[Stored data entries]
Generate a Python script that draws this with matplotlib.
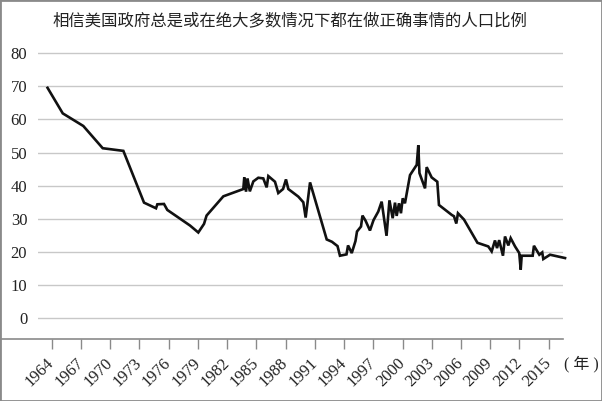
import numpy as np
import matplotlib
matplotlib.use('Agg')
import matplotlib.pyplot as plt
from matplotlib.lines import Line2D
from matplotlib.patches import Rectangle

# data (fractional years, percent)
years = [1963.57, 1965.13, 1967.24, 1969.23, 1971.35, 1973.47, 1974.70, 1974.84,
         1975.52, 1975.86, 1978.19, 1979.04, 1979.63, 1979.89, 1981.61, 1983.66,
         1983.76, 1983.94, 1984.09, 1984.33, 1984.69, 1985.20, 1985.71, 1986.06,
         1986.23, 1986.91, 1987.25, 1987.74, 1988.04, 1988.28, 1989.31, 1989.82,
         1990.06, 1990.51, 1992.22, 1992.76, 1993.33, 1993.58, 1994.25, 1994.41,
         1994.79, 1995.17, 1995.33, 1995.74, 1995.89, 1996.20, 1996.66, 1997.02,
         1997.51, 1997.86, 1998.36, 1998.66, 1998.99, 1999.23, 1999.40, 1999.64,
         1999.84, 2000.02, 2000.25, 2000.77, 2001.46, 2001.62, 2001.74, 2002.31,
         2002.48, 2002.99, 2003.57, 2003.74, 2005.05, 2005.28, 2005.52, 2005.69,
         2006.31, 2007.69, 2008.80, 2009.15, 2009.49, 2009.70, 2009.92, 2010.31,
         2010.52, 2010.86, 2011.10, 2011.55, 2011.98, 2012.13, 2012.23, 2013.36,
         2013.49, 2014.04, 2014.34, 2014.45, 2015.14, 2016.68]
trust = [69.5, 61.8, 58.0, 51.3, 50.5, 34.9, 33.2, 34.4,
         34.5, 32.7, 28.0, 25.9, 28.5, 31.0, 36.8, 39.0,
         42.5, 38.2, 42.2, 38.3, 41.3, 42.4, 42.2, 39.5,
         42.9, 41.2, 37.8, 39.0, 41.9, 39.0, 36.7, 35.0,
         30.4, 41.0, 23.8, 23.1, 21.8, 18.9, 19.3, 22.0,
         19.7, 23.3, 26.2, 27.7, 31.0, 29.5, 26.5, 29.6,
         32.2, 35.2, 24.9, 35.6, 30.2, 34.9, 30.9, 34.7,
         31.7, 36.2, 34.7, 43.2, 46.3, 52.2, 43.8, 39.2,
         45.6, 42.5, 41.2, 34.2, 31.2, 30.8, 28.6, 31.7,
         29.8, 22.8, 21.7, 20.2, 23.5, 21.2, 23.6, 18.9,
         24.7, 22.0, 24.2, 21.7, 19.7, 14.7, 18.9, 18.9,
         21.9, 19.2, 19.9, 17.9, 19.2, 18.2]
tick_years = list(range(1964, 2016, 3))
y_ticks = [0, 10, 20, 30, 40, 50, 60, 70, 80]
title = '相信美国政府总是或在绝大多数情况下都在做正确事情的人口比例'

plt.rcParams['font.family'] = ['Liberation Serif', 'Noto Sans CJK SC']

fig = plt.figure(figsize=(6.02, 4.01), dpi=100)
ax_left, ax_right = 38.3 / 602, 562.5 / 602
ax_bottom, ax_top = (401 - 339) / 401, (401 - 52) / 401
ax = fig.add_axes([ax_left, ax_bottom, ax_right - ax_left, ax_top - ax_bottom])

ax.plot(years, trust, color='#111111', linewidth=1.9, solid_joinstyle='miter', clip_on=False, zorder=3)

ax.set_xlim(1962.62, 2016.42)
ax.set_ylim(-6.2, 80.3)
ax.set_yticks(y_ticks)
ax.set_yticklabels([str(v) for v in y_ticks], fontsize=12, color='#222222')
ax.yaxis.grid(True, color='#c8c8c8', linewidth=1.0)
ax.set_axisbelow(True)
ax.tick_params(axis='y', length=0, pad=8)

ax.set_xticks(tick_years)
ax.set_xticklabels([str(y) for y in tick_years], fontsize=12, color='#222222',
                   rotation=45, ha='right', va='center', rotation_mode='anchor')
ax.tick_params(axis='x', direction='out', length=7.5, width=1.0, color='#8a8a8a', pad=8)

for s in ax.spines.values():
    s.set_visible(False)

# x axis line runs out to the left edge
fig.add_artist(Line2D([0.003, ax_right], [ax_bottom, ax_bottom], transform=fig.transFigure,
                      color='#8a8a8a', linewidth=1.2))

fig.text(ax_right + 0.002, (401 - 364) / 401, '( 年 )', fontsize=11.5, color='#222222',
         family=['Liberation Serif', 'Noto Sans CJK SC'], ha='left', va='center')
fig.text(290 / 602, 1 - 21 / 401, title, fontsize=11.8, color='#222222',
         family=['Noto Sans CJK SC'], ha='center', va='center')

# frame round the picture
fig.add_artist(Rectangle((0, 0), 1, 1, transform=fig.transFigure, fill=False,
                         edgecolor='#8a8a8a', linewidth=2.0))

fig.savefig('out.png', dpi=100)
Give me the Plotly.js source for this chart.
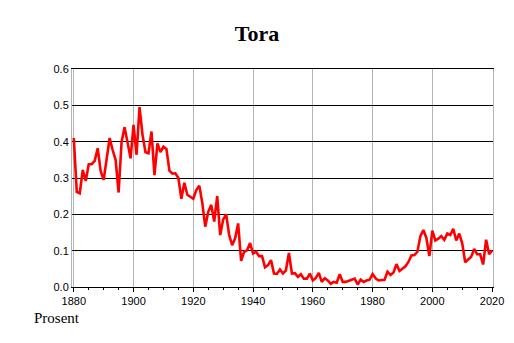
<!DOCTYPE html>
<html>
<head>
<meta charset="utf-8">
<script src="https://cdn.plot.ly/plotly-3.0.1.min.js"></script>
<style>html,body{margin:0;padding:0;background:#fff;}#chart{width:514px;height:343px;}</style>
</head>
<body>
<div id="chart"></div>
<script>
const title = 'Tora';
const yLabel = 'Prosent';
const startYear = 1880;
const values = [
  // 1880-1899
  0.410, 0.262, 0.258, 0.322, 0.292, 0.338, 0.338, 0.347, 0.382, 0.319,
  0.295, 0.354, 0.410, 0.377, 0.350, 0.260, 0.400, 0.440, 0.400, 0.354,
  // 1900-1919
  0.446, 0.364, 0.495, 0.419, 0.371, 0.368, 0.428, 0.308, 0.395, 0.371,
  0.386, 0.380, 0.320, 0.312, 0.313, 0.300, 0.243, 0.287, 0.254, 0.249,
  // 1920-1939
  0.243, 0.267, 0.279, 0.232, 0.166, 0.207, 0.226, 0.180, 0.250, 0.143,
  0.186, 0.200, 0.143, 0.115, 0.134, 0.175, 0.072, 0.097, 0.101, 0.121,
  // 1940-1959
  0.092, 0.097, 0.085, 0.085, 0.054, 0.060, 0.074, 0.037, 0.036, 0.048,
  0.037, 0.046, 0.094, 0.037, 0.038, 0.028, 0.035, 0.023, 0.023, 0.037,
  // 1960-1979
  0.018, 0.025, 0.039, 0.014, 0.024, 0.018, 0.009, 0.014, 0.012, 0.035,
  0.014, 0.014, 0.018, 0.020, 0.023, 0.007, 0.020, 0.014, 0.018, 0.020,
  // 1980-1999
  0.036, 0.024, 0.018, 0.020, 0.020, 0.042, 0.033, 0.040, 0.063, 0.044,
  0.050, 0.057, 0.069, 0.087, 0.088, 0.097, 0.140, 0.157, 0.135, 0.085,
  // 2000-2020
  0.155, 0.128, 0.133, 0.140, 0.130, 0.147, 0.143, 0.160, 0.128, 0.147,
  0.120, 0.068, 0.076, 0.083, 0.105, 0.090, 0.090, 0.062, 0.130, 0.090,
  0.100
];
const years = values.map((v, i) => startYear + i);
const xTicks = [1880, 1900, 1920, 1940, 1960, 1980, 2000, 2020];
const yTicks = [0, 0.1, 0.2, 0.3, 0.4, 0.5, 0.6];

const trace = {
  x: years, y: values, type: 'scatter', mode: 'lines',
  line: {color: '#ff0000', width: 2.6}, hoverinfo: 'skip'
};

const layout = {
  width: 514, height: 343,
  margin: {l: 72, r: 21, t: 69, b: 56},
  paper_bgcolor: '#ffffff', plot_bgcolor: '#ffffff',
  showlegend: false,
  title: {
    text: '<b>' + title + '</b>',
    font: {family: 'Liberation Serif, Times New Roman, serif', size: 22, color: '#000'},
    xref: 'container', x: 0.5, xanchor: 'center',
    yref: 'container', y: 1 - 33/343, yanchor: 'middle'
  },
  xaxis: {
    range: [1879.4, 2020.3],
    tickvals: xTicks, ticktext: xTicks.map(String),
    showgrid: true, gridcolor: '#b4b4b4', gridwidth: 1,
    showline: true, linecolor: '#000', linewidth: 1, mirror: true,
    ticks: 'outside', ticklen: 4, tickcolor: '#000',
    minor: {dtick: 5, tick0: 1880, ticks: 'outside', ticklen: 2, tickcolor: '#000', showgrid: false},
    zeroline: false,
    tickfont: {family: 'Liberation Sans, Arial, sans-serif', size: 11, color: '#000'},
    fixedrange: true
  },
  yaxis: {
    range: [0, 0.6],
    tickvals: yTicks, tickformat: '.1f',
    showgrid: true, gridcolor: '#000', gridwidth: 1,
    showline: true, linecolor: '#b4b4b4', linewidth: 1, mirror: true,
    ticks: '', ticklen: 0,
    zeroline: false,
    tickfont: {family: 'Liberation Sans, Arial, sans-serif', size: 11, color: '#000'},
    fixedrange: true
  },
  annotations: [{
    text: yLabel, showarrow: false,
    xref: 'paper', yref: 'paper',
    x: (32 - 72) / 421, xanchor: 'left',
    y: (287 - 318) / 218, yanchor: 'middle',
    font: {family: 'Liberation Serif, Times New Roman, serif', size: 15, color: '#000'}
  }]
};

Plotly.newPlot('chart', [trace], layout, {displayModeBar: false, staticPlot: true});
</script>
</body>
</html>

YOUR GOAL:
Repeat only what runs from the first line of the records above to the line with "from matplotlib.patches import Rectangle", both included, word for word, minus the pictures.

WRITTEN REPLY:
Generate a Python script that draws this with matplotlib.
import numpy as np
import matplotlib
matplotlib.use('Agg')
import matplotlib.pyplot as plt
from matplotlib.lines import Line2D
from matplotlib.patches import Rectangle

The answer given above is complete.